What's So Fairy Tale About Bournemouth's Practically Pre-Destined Promotion?

The Cherries return to the Premier League thanks to the boost of parachute payments
13:30, 04 May 2022

There were long spells this season when people were questioning whether Bournemouth would get the job done, but Tuesday night’s 1-0 victory over promotion rivals Nottingham Forest sent them back to the Premier League at the second time of asking. January signing Kieffer Moore tucked in the winner late in the game to send the Cherries into the top flight once more.

Considering that Bournemouth are a small seaside town club with a stadium capacity of just 11,000, their second promotion to the Premier League in seven years ought to be classed as a fairy tale. But don’t be fooled.

What many people tend to miss, including the Sky Sports commentary team on Tuesday, is that they didn’t exactly do the “unthinkable” the first time around, with their success as attributable to money as any other in recent memory. It may seem strange for a club of Bournemouth’s stature to receive significant financial investment, but that’s exactly what their rise was built on. After all, their stunning promotion campaign to the height of English football in 2014-15 was controversial to say the least.

The club had invested millions on players to the point that they were in violation of the EFL’s Financial Fair Play regulations. Yet because their gamble paid off and promotion was achieved, they avoided punishment due to them suddenly falling under the Premier League’s jurisdiction. So when they did exactly what Birmingham City, Sheffield Wednesday, Derby County, Reading and more have done in recent years but escaped the kinds of punishment the rest were subjected to, Bournemouth had done little more than get away with exploiting a loophole.

They were able to go up scot-free, enjoying five seasons at the top table before suffering relegation in 2019-20. Their quick return to the top-flight after a two-year absence further highlights the crippling effect of the Premier League’s parachute payments, which has been a growing problem for the remaining 21 teams in the Championship for years. Their ascent to the Premier League again this summer alongside Fulham underlines further the assertion that the financial gap between the teams with parachute payments and those without has got way too big.

We already know Norwich City are making a swift return to the second tier for 2022-23 and, given their track record in recent years, you would put your money on them achieving automatic promotion already. It not only makes the narrative tiring but it’s boring as well. The beauty of the Championship used to be that the race for promotion was different almost every year and now it’s more or less known beforehand who will fill the top two spots and then it is just teams battling it out to make it into the play-off picture.

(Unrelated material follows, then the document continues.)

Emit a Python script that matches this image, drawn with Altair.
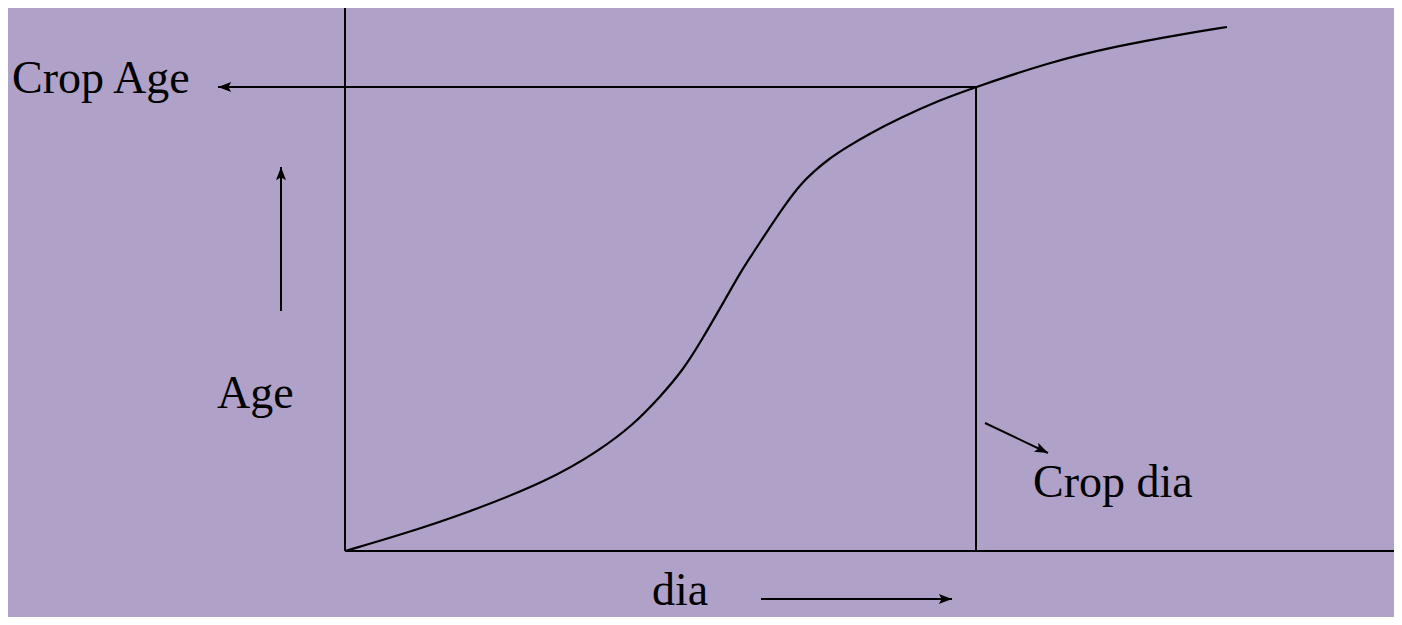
import altair as alt
import pandas as pd

# S-shaped growth curve: diameter vs age (arbitrary units)
curve_dia = [0, 5.5, 12.2, 20.5, 25.5, 28.8, 31.5, 33.8, 35.5, 38.1, 39.5,
             40.8, 42.5, 44.2, 45.5, 46.8, 48.5, 50.2, 52.2, 55.5, 59.5, 63.1,
             70.5, 77.2, 83.8, 88.2]
curve_age = [0, 1.6, 3.8, 7.1, 10.1, 12.6, 15.4, 18.1, 20.8, 25.3, 27.8,
             29.8, 32.4, 34.9, 36.6, 37.9, 39.3, 40.4, 41.6, 43.3, 45.1, 46.4,
             48.9, 50.5, 51.7, 52.4]

# straight segments (axes, crop guides, direction arrows)
seg_x1 = [0, 0, -12.7, 63.1, -6.4, 64.0, 41.6]
seg_y1 = [54.4, 0, 46.4, 46.4, 24.0, 12.8, -4.8]
seg_x2 = [0, 105.7, 63.1, 63.1, -6.4, 70.3, 60.7]
seg_y2 = [0, 0, 46.4, 0, 38.4, 9.8, -4.8]

# arrow heads
head_x = [-12.7, -6.4, 70.3, 60.7]
head_y = [46.4, 38.4, 9.8, -4.8]
head_angle = [180, 270, 25.5, 0]

# labels
label_text = ["Crop Age", "Age", "Crop dia", "dia"]
label_x = [-33.3, -12.8, 68.8, 30.7]
label_y = [45.8, 14.3, 5.4, -5.4]

W, H = 1386, 609
xs = alt.Scale(domain=[-33.7, 104.9], nice=False, zero=False)
ys = alt.Scale(domain=[-6.6, 54.3], nice=False, zero=False)

curve_df = pd.DataFrame({"dia": curve_dia, "age": curve_age})
seg_df = pd.DataFrame({"x1": seg_x1, "y1": seg_y1, "x2": seg_x2, "y2": seg_y2})
head_df = pd.DataFrame({"x": head_x, "y": head_y, "angle": head_angle})
label_df = pd.DataFrame({"text": label_text, "x": label_x, "y": label_y})

curve = alt.Chart(curve_df).mark_line(
    color="black", strokeWidth=2.2, interpolate="basis"
).encode(
    x=alt.X("dia:Q", scale=xs, axis=None),
    y=alt.Y("age:Q", scale=ys, axis=None),
)

segs = alt.Chart(seg_df).mark_rule(color="black", strokeWidth=2).encode(
    x=alt.X("x1:Q", scale=xs, axis=None),
    y=alt.Y("y1:Q", scale=ys, axis=None),
    x2="x2:Q",
    y2="y2:Q",
)

arrow_path = "M0,0L-1,-0.38L-0.78,0L-1,0.38Z"
heads = alt.Chart(head_df).mark_point(
    shape=arrow_path, filled=True, color="black", size=700, opacity=1, strokeWidth=0
).encode(
    x=alt.X("x:Q", scale=xs, axis=None),
    y=alt.Y("y:Q", scale=ys, axis=None),
    angle=alt.Angle("angle:Q", scale=None),
)

labels = alt.Chart(label_df).mark_text(
    align="left", baseline="alphabetic", font="Liberation Serif",
    fontSize=46, color="black"
).encode(
    x=alt.X("x:Q", scale=xs, axis=None),
    y=alt.Y("y:Q", scale=ys, axis=None),
    text="text:N",
)

chart = alt.layer(curve, segs, heads, labels).properties(
    width=W, height=H, background="#B0A1C8", padding=0,
    autosize=alt.AutoSizeParams(type="none")
).configure_view(stroke=None)

chart.save("out.html", embed_options={"renderer": "svg", "actions": False})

While this appears to be a rant specifically aimed at Bournemouth, they have only done what others have been able to do, throw money in to gamble on getting into the Premier League and then live off the EPL dollar. The gargantuan financial gap opening up between the top two tiers of English football and the EFL as a result, is concerning to say the least.

As already mentioned, Norwich are the chiefs of swapping divisions, with an inability to come to terms with the top flight. Yet when they come back down they are streets ahead of their rivals and it is almost a walk in the park for them to go back up for another crack in the money league.

It was reported in November that the Premier League and the EFL were in talks over removing parachute payments, but the silence since that report has been deafening. It is something that certainly needs to be looked at to help the beautiful game so that some degree of integrity is kept and the Championship can be returned to its former, ‘anything can happen’, glory.

Everyone at Bournemouth should indeed indulge themselves in celebration for their accomplishment, but after receiving a combined £75 million over the last two years (reportedly lessened due to the Covid-19 pandemic) to cushion the blow of relegation, this promotion was more of an inevitability. And for those covering this story, they need to realise that they are not a club who have triumphed against all the odds to get where they are.

The growing financial gap in football is a pandemic in itself, and for as long as parachute payments remain in place it’s simply not going to get any better.